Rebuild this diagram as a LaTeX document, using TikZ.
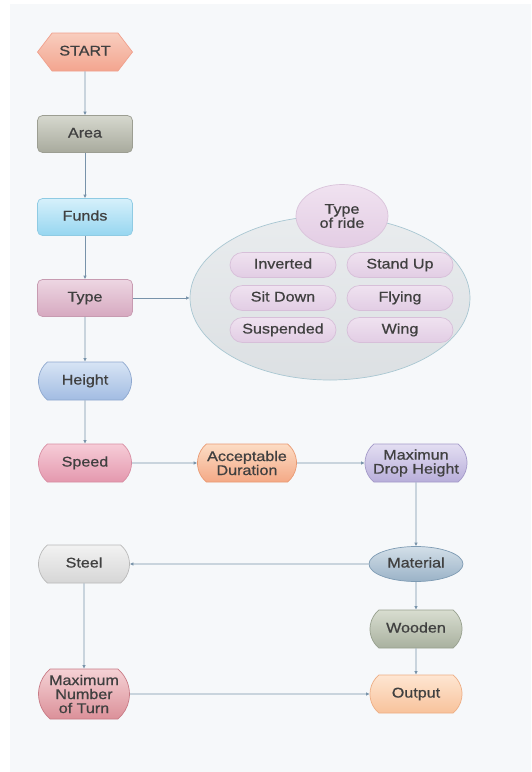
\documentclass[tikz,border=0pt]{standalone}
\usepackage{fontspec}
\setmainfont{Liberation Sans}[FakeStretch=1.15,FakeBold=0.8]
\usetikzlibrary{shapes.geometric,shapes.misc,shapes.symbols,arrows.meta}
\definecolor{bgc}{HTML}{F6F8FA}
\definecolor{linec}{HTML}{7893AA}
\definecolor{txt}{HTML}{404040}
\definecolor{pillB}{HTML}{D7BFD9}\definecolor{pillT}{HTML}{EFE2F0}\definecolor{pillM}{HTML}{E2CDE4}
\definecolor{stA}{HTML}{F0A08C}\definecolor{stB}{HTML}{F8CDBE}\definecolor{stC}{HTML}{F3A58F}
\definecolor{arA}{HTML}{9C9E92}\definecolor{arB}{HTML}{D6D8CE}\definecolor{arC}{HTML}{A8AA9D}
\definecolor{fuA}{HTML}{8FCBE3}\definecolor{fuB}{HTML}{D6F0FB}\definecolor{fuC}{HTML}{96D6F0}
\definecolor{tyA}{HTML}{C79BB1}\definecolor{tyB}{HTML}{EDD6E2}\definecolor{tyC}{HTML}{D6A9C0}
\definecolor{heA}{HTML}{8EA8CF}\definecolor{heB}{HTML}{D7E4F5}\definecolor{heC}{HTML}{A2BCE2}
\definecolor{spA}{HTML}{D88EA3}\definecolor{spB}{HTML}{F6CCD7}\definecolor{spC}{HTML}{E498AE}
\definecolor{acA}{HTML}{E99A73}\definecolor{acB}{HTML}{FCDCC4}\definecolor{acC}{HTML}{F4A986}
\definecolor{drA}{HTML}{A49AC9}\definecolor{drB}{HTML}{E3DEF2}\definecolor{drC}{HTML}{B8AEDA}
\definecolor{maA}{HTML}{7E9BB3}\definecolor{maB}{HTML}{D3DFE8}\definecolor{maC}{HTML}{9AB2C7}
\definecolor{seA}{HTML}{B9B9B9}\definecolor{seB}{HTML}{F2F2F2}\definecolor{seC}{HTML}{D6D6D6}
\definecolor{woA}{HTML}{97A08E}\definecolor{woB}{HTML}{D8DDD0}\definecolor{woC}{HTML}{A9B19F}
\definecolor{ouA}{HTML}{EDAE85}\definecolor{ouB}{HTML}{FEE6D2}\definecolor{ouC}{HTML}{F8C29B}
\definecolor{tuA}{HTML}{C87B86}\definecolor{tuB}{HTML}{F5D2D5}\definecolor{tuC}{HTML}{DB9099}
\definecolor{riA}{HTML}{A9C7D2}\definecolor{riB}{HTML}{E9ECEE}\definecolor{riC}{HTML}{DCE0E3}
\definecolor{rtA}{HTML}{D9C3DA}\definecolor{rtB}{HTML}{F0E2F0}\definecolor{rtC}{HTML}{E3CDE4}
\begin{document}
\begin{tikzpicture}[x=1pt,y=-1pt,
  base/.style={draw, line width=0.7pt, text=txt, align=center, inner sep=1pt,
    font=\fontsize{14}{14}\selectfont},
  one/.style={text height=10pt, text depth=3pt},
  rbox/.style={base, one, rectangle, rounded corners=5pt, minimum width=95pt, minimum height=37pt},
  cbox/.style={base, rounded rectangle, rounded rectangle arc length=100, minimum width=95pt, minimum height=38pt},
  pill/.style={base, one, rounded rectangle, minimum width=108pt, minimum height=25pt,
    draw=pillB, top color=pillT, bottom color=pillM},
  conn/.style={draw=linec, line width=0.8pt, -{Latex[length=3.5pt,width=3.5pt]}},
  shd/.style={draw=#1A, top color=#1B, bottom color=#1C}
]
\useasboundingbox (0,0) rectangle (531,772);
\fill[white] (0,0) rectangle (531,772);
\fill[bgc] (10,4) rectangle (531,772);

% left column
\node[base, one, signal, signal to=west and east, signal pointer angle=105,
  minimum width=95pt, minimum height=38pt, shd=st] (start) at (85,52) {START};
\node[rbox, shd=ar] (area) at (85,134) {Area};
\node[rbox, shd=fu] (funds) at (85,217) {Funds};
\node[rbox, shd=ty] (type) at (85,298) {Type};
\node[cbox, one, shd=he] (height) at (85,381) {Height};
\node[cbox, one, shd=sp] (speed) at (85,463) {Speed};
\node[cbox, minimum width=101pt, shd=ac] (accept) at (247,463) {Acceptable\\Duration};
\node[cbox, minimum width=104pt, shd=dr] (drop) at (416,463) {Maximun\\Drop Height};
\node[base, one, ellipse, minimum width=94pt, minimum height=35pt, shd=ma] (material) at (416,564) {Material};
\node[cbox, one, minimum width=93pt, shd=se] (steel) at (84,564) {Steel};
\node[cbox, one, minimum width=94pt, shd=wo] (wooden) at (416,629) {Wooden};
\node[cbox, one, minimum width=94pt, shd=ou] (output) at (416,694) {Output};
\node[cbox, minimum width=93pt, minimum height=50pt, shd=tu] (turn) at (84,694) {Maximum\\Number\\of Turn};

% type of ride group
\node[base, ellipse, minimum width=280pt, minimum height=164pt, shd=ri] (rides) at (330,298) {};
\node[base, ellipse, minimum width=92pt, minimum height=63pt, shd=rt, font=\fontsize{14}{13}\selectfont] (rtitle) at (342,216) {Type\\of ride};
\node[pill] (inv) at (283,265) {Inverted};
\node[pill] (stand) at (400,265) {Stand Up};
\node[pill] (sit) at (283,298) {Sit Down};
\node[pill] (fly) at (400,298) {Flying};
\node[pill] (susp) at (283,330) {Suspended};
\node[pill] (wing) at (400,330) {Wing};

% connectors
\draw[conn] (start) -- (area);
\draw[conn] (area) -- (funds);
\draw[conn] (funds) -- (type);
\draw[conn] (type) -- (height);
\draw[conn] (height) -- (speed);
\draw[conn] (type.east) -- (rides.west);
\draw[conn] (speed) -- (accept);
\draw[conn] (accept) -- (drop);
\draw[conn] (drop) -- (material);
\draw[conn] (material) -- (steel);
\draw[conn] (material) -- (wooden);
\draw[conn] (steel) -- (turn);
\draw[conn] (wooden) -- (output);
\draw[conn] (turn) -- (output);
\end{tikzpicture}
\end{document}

┄┄┄┄┄┄┄┄┄┄

> [WHAT YOU NEED TO DO]: Go through the material above and print all of it exactly, except the pictures.

> [RESULT BELOW]:
Rebuild this diagram as a LaTeX document, using TikZ.
\documentclass[tikz,border=0pt]{standalone}
\usepackage{fontspec}
\setmainfont{Liberation Sans}[FakeStretch=1.15,FakeBold=0.8]
\usetikzlibrary{shapes.geometric,shapes.misc,shapes.symbols,arrows.meta}
\definecolor{bgc}{HTML}{F6F8FA}
\definecolor{linec}{HTML}{7893AA}
\definecolor{txt}{HTML}{404040}
\definecolor{pillB}{HTML}{D7BFD9}\definecolor{pillT}{HTML}{EFE2F0}\definecolor{pillM}{HTML}{E2CDE4}
\definecolor{stA}{HTML}{F0A08C}\definecolor{stB}{HTML}{F8CDBE}\definecolor{stC}{HTML}{F3A58F}
\definecolor{arA}{HTML}{9C9E92}\definecolor{arB}{HTML}{D6D8CE}\definecolor{arC}{HTML}{A8AA9D}
\definecolor{fuA}{HTML}{8FCBE3}\definecolor{fuB}{HTML}{D6F0FB}\definecolor{fuC}{HTML}{96D6F0}
\definecolor{tyA}{HTML}{C79BB1}\definecolor{tyB}{HTML}{EDD6E2}\definecolor{tyC}{HTML}{D6A9C0}
\definecolor{heA}{HTML}{8EA8CF}\definecolor{heB}{HTML}{D7E4F5}\definecolor{heC}{HTML}{A2BCE2}
\definecolor{spA}{HTML}{D88EA3}\definecolor{spB}{HTML}{F6CCD7}\definecolor{spC}{HTML}{E498AE}
\definecolor{acA}{HTML}{E99A73}\definecolor{acB}{HTML}{FCDCC4}\definecolor{acC}{HTML}{F4A986}
\definecolor{drA}{HTML}{A49AC9}\definecolor{drB}{HTML}{E3DEF2}\definecolor{drC}{HTML}{B8AEDA}
\definecolor{maA}{HTML}{7E9BB3}\definecolor{maB}{HTML}{D3DFE8}\definecolor{maC}{HTML}{9AB2C7}
\definecolor{seA}{HTML}{B9B9B9}\definecolor{seB}{HTML}{F2F2F2}\definecolor{seC}{HTML}{D6D6D6}
\definecolor{woA}{HTML}{97A08E}\definecolor{woB}{HTML}{D8DDD0}\definecolor{woC}{HTML}{A9B19F}
\definecolor{ouA}{HTML}{EDAE85}\definecolor{ouB}{HTML}{FEE6D2}\definecolor{ouC}{HTML}{F8C29B}
\definecolor{tuA}{HTML}{C87B86}\definecolor{tuB}{HTML}{F5D2D5}\definecolor{tuC}{HTML}{DB9099}
\definecolor{riA}{HTML}{A9C7D2}\definecolor{riB}{HTML}{E9ECEE}\definecolor{riC}{HTML}{DCE0E3}
\definecolor{rtA}{HTML}{D9C3DA}\definecolor{rtB}{HTML}{F0E2F0}\definecolor{rtC}{HTML}{E3CDE4}
\begin{document}
\begin{tikzpicture}[x=1pt,y=-1pt,
  base/.style={draw, line width=0.7pt, text=txt, align=center, inner sep=1pt,
    font=\fontsize{14}{14}\selectfont},
  one/.style={text height=10pt, text depth=3pt},
  rbox/.style={base, one, rectangle, rounded corners=5pt, minimum width=95pt, minimum height=37pt},
  cbox/.style={base, rounded rectangle, rounded rectangle arc length=100, minimum width=95pt, minimum height=38pt},
  pill/.style={base, one, rounded rectangle, minimum width=108pt, minimum height=25pt,
    draw=pillB, top color=pillT, bottom color=pillM},
  conn/.style={draw=linec, line width=0.8pt, -{Latex[length=3.5pt,width=3.5pt]}},
  shd/.style={draw=#1A, top color=#1B, bottom color=#1C}
]
\useasboundingbox (0,0) rectangle (531,772);
\fill[white] (0,0) rectangle (531,772);
\fill[bgc] (10,4) rectangle (531,772);

% left column
\node[base, one, signal, signal to=west and east, signal pointer angle=105,
  minimum width=95pt, minimum height=38pt, shd=st] (start) at (85,52) {START};
\node[rbox, shd=ar] (area) at (85,134) {Area};
\node[rbox, shd=fu] (funds) at (85,217) {Funds};
\node[rbox, shd=ty] (type) at (85,298) {Type};
\node[cbox, one, shd=he] (height) at (85,381) {Height};
\node[cbox, one, shd=sp] (speed) at (85,463) {Speed};
\node[cbox, minimum width=101pt, shd=ac] (accept) at (247,463) {Acceptable\\Duration};
\node[cbox, minimum width=104pt, shd=dr] (drop) at (416,463) {Maximun\\Drop Height};
\node[base, one, ellipse, minimum width=94pt, minimum height=35pt, shd=ma] (material) at (416,564) {Material};
\node[cbox, one, minimum width=93pt, shd=se] (steel) at (84,564) {Steel};
\node[cbox, one, minimum width=94pt, shd=wo] (wooden) at (416,629) {Wooden};
\node[cbox, one, minimum width=94pt, shd=ou] (output) at (416,694) {Output};
\node[cbox, minimum width=93pt, minimum height=50pt, shd=tu] (turn) at (84,694) {Maximum\\Number\\of Turn};

% type of ride group
\node[base, ellipse, minimum width=280pt, minimum height=164pt, shd=ri] (rides) at (330,298) {};
\node[base, ellipse, minimum width=92pt, minimum height=63pt, shd=rt, font=\fontsize{14}{13}\selectfont] (rtitle) at (342,216) {Type\\of ride};
\node[pill] (inv) at (283,265) {Inverted};
\node[pill] (stand) at (400,265) {Stand Up};
\node[pill] (sit) at (283,298) {Sit Down};
\node[pill] (fly) at (400,298) {Flying};
\node[pill] (susp) at (283,330) {Suspended};
\node[pill] (wing) at (400,330) {Wing};

% connectors
\draw[conn] (start) -- (area);
\draw[conn] (area) -- (funds);
\draw[conn] (funds) -- (type);
\draw[conn] (type) -- (height);
\draw[conn] (height) -- (speed);
\draw[conn] (type.east) -- (rides.west);
\draw[conn] (speed) -- (accept);
\draw[conn] (accept) -- (drop);
\draw[conn] (drop) -- (material);
\draw[conn] (material) -- (steel);
\draw[conn] (material) -- (wooden);
\draw[conn] (steel) -- (turn);
\draw[conn] (wooden) -- (output);
\draw[conn] (turn) -- (output);
\end{tikzpicture}
\end{document}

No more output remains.